La gouvernance économique

La bonne gouvernance économique y compris la transparence dans le domaine de la gestion financière sont les éléments essentiels pour promouvoir la croissance
économique durable et réduire la pauvreté. La promotion de l’efficacité du marché,
le contrôle du gaspillage dans les dépenses publiques, l’utilisation efficiente des
ressources naturelles, la consolidation de la démocratie et l’encouragement du flux
des capitaux vers le secteur privé sont les aspects cruciaux des efforts visant à réduire
la pauvreté et à encourager le développement durable sur le continent.

La gouvernance des entreprises

La gouvernance des entreprises est un système dans lequel les entreprises sont dirigées, contrôlées et ont l’obligation de rendre compte. Elle touche à toutes les formes d’entreprises dans les secteurs privés et public.

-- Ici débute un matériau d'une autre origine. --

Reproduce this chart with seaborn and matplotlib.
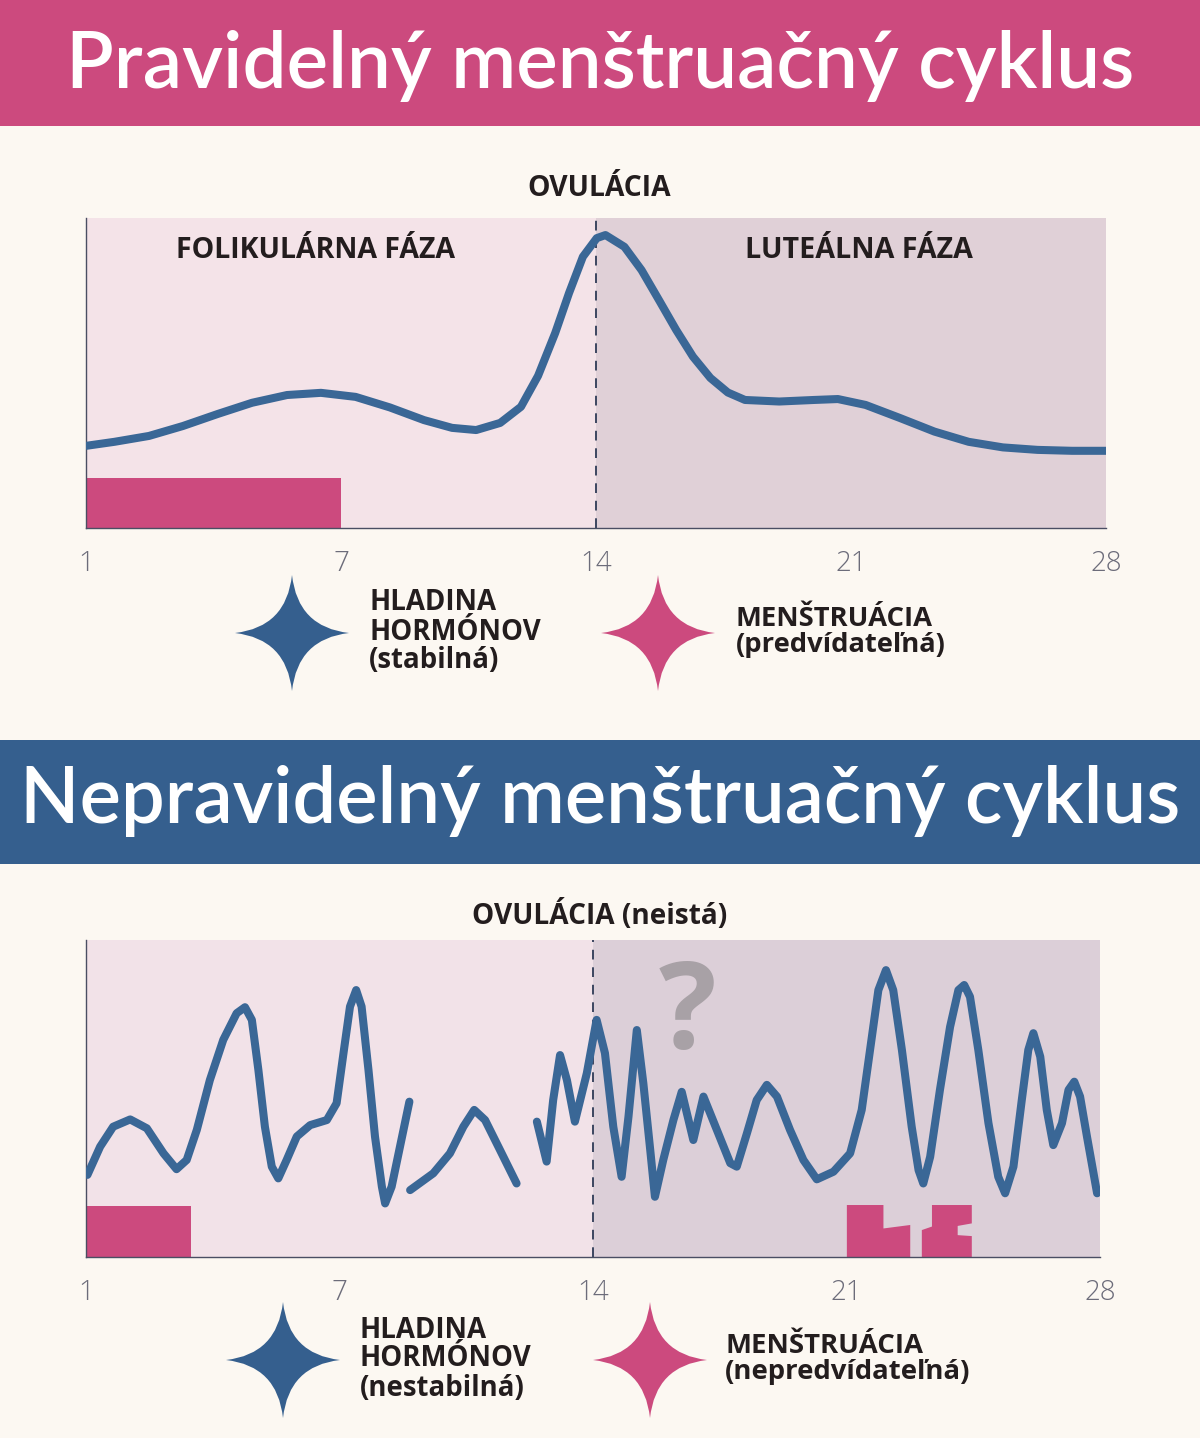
import matplotlib
matplotlib.use("Agg")
import matplotlib.pyplot as plt
import pandas as pd
import seaborn as sns
from matplotlib.path import Path
from matplotlib.patches import PathPatch, Rectangle

# --- data ---
tick_pos = [0, 7, 14, 21, 28]
tick_labels = ["1", "7", "14", "21", "28"]
ovulation_day = 14

# regular cycle: hormone level (0-10 scale)
reg_days = [0, 0.78, 1.73, 2.66, 3.62, 4.56, 5.52, 6.45, 7.4, 8.34, 9.28, 10.05, 10.71, 11.37,
            11.94, 12.41, 12.88, 13.26, 13.64, 14.02, 14.26, 14.78, 15.25, 15.73, 16.2, 16.66,
            17.14, 17.62, 18.09, 19.03, 19.98, 20.64, 21.4, 22.34, 23.29, 24.23, 25.17, 26.12,
            27.07, 28.0]
reg_level = [2.65, 2.78, 2.97, 3.29, 3.68, 4.04, 4.29, 4.36, 4.23, 3.89, 3.48, 3.23, 3.16, 3.39,
             3.91, 4.91, 6.29, 7.58, 8.75, 9.35, 9.45, 9.07, 8.32, 7.35, 6.39, 5.53,
             4.84, 4.37, 4.13, 4.08, 4.13, 4.16, 3.97, 3.55, 3.11, 2.78, 2.6, 2.52,
             2.49, 2.49]
reg_period_start, reg_period_end, period_height = 0, 7, 1.6

# irregular cycle: three broken pieces of the hormone line
irr_days_1 = [0.04, 0.39, 0.75, 1.22, 1.68, 2.14, 2.5, 2.78, 3.06, 3.42, 3.79, 4.16, 4.39, 4.58,
              4.76, 4.94, 5.13, 5.31, 5.54, 5.82, 6.19, 6.65, 6.92, 7.11, 7.29, 7.46, 7.61, 7.8,
              7.98, 8.17, 8.26, 8.44, 8.67, 8.93]
irr_level_1 = [2.59, 3.48, 4.11, 4.34, 4.06, 3.27, 2.77, 3.06, 4.01, 5.58, 6.85, 7.69, 7.88, 7.48,
               5.9, 4.11, 2.85, 2.48, 3.06, 3.8, 4.16, 4.32, 4.85, 6.43, 7.9, 8.42, 7.9, 5.9,
               3.8, 2.22, 1.69, 2.22, 3.48, 4.9]
irr_days_2 = [8.95, 9.59, 10.05, 10.42, 10.72, 11.02, 11.43, 11.89]
irr_level_2 = [2.11, 2.64, 3.27, 4.11, 4.64, 4.32, 3.38, 2.32]
irr_days_3 = [12.45, 12.72, 12.9, 13.09, 13.28, 13.5, 13.83, 14.1, 14.33, 14.56, 14.79, 14.98,
              15.21, 15.39, 15.58, 15.71, 15.94, 16.22, 16.45, 16.77, 17.05, 17.42, 17.79, 17.97,
              18.25, 18.52, 18.8, 19.08, 19.44, 19.81, 20.18, 20.64, 21.1, 21.42, 21.65, 21.88,
              22.09, 22.29, 22.53, 22.8, 22.99, 23.12, 23.31, 23.58, 23.86, 24.09, 24.25, 24.41,
              24.64, 24.92, 25.19, 25.38, 25.61, 25.84, 26.02, 26.16, 26.35, 26.53, 26.71, 26.95,
              27.13, 27.29, 27.45, 27.64, 27.92]
irr_level_3 = [4.27, 3.01, 4.95, 6.37, 5.58, 4.27, 5.8, 7.48, 6.43, 4.11, 2.53, 4.43,
               7.16, 5.48, 3.38, 1.9, 3.06, 4.32, 5.21, 3.69, 5.06, 4.01, 2.96, 2.85,
               3.9, 4.95, 5.43, 5.06, 4.01, 3.06, 2.45, 2.69, 3.27, 4.64, 6.53, 8.42,
               9.05, 8.42, 6.53, 4.11, 2.74, 2.32, 3.16, 5.27, 7.26, 8.42, 8.58, 8.21,
               6.53, 4.22, 2.53, 2.01, 2.85, 4.95, 6.53, 7.06, 6.32, 4.64, 3.53, 4.22,
               5.27, 5.53, 5.06, 3.8, 2.01]
irr_period_start, irr_period_end = 0, 2.9
irr_block_a = [(21.01, 0), (21.01, 1.64), (22.02, 1.64), (22.02, 0.9), (22.76, 1.01), (22.76, 0)]
irr_block_b = [(23.08, 0), (23.08, 0.85), (23.36, 0.96), (23.36, 1.64), (24.46, 1.64),
               (24.46, 1.06), (24.07, 0.98), (24.07, 0.69), (24.46, 0.66), (24.46, 0)]

# --- colours ---
BG = "#fcf8f2"
PINK = "#cc4a7e"
BLUE = "#355f8e"
LINE = "#3a6796"
DARK = "#231d1e"
TICK = "#6c6c7a"

sns.set_theme(style="white")
plt.rcParams["font.family"] = ["Open Sans", "DejaVu Sans"]

fig = plt.figure(figsize=(12, 14.38), dpi=100)
fig.patch.set_facecolor(BG)


def chart(rect, left_bg, right_bg, right_end):
    ax = fig.add_axes(rect)
    ax.set_facecolor("none")
    ax.set_xlim(0, right_end)
    ax.set_ylim(0, 10)
    ax.axvspan(0, ovulation_day, color=left_bg, lw=0, zorder=0)
    ax.axvspan(ovulation_day, right_end, color=right_bg, lw=0, zorder=0)
    ax.axvline(ovulation_day, color="#3c4660", lw=1.4, ls=(0, (5, 4)), zorder=1)
    for s in ["top", "right"]:
        ax.spines[s].set_visible(False)
    for s in ["left", "bottom"]:
        ax.spines[s].set_color("#4a4e63")
        ax.spines[s].set_linewidth(1.0)
        ax.spines[s].set_zorder(3)
    ax.set_xticks(tick_pos)
    ax.set_xticklabels(tick_labels, fontsize=20, color=TICK, fontweight="light")
    ax.tick_params(axis="x", length=0, pad=16)
    ax.set_yticks([])
    return ax


# --- top chart (regular) ---
ax1 = chart([86 / 1200, 1 - 528 / 1438, 1020 / 1200, 310 / 1438], "#f4e3e8", "#e0d0d7", 28)
ax1.add_patch(Rectangle((reg_period_start, 0), reg_period_end - reg_period_start, period_height,
                        color=PINK, lw=0, zorder=2))
reg_df = pd.DataFrame({"day": reg_days, "level": reg_level})
sns.lineplot(data=reg_df, x="day", y="level", ax=ax1, color=LINE, lw=5.8, sort=False,
             solid_capstyle="round", solid_joinstyle="round", zorder=4)
ax1.set_xlabel("")
ax1.set_ylabel("")

# --- bottom chart (irregular) ---
ax2 = chart([86 / 1200, 1 - 1257 / 1438, 1014 / 1200, 317 / 1438], "#f2e2e8", "#dccfd8", 28)
ax2.add_patch(Rectangle((irr_period_start, 0), irr_period_end - irr_period_start, period_height,
                        color=PINK, lw=0, zorder=2))
for blk in [irr_block_a, irr_block_b]:
    ax2.fill([p[0] for p in blk], [p[1] for p in blk], color=PINK, lw=0, zorder=2)
irr_df = pd.concat([
    pd.DataFrame({"day": irr_days_1, "level": irr_level_1, "piece": 1}),
    pd.DataFrame({"day": irr_days_2, "level": irr_level_2, "piece": 2}),
    pd.DataFrame({"day": irr_days_3, "level": irr_level_3, "piece": 3}),
])
sns.lineplot(data=irr_df, x="day", y="level", units="piece", estimator=None, ax=ax2,
             color=LINE, lw=5.8, sort=False, solid_capstyle="round",
             solid_joinstyle="round", zorder=4)
ax2.set_xlabel("")
ax2.set_ylabel("")

# --- overlay in pixel coordinates for banners, labels, legend stars ---
ov = fig.add_axes([0, 0, 1, 1], zorder=10)
ov.set_xlim(0, 1200)
ov.set_ylim(1438, 0)
ov.axis("off")
ov.set_facecolor("none")

ov.add_patch(Rectangle((0, 0), 1200, 126, color=PINK, lw=0))
ov.add_patch(Rectangle((0, 740), 1200, 124, color=BLUE, lw=0))

renderer = fig.canvas.get_renderer()


def put(x, y, s, width, size, ha="center", color=DARK, weight="bold", family=None, ls=1.0):
    t = ov.text(x, y, s, ha=ha, va="center", fontsize=size, color=color,
                fontweight=weight, linespacing=ls,
                family=family or ["Open Sans", "DejaVu Sans"])
    w = t.get_window_extent(renderer).width
    t.set_fontsize(size * width / w)
    return t


title_font = ["Lato", "DejaVu Sans"]
put(600, 66, "Pravidelný menštruačný cyklus", 1070, 50, color="white", weight="semibold",
    family=title_font)
put(600, 801, "Nepravidelný menštruačný cyklus", 1160, 50, color="white", weight="semibold",
    family=title_font)

put(599, 188, "OVULÁCIA", 144, 18)
put(316, 251, "FOLIKULÁRNA FÁZA", 280, 18)
put(859, 251, "LUTEÁLNA FÁZA", 228, 18)
put(600, 916, "OVULÁCIA (neistá)", 255, 18)
ov.text(687, 1017, "?", ha="center", va="center", fontsize=87, fontweight="bold",
        color="#a8a1a6", family=["Open Sans", "DejaVu Sans"])


def star(cx, cy, w, h, color):
    c = 0.1
    verts = [(0, -1), (c, -c), (1, 0), (c, c), (0, 1), (-c, c), (-1, 0), (-c, -c), (0, -1)]
    verts = [(cx + vx * w / 2, cy + vy * h / 2) for vx, vy in verts]
    codes = [Path.MOVETO] + [Path.CURVE3] * 8
    ov.add_patch(PathPatch(Path(verts, codes), color=color, lw=0))


star(292, 633, 114, 116, BLUE)
star(658, 633, 114, 116, PINK)
put(369, 632, "HLADINA\nHORMÓNOV\n(stabilná)", 171, 19, ha="left")
put(736, 632, "MENŠTRUÁCIA\n(predvídateľná)", 209, 19, ha="left")

star(283, 1360, 114, 116, BLUE)
star(650, 1360, 114, 116, PINK)
put(360, 1359, "HLADINA\nHORMÓNOV\n(nestabilná)", 171, 19, ha="left")
put(725, 1359, "MENŠTRUÁCIA\n(nepredvídateľná)", 244, 19, ha="left")

fig.savefig("out.png", dpi=100, facecolor=BG)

Le développement socio-économique

Le développement socio-économique implique, dans le cadre précis du NEPAD, l’amélioration continue du bien-être et du niveau de vie du peuple. Cette thématique a pour intention de souligner
les efforts déployés et le progrès accompli dans la conception des politiques appropriées et des mécanismes de prestation de services dans les domaines clefs de développement social.

 En conclusion parlez-nous de l’état d’avancement de la mise en œuvre du MAEP au Niger ?

Hamzata Idrissa : Permettez-moi tout d’abord de vous rappeler qu’au nombre des conclusions du Conseil des Ministres en date du lundi 29 avril 2019, figure une communication de Monsieur le Ministre, Directeur de Cabinet de Son Excellence Monsieur le Président de la République, portant sur le démarrage de l’autoévaluation MAEP de notre pays.

A cet effet, la Commission Nationale de Gouvernance a adopté une feuille de route dont l’exécution a commencé avec la tenue à Dosso du 02 au 04 mai courant d’un atelier de renforcement des capacités des membres de la CNG, du SNP et des représentants des comités régionaux du MAEP. En substance, nous sommes au stade de l’autoévaluation qui est une étape fondamentale pour la réussite du processus.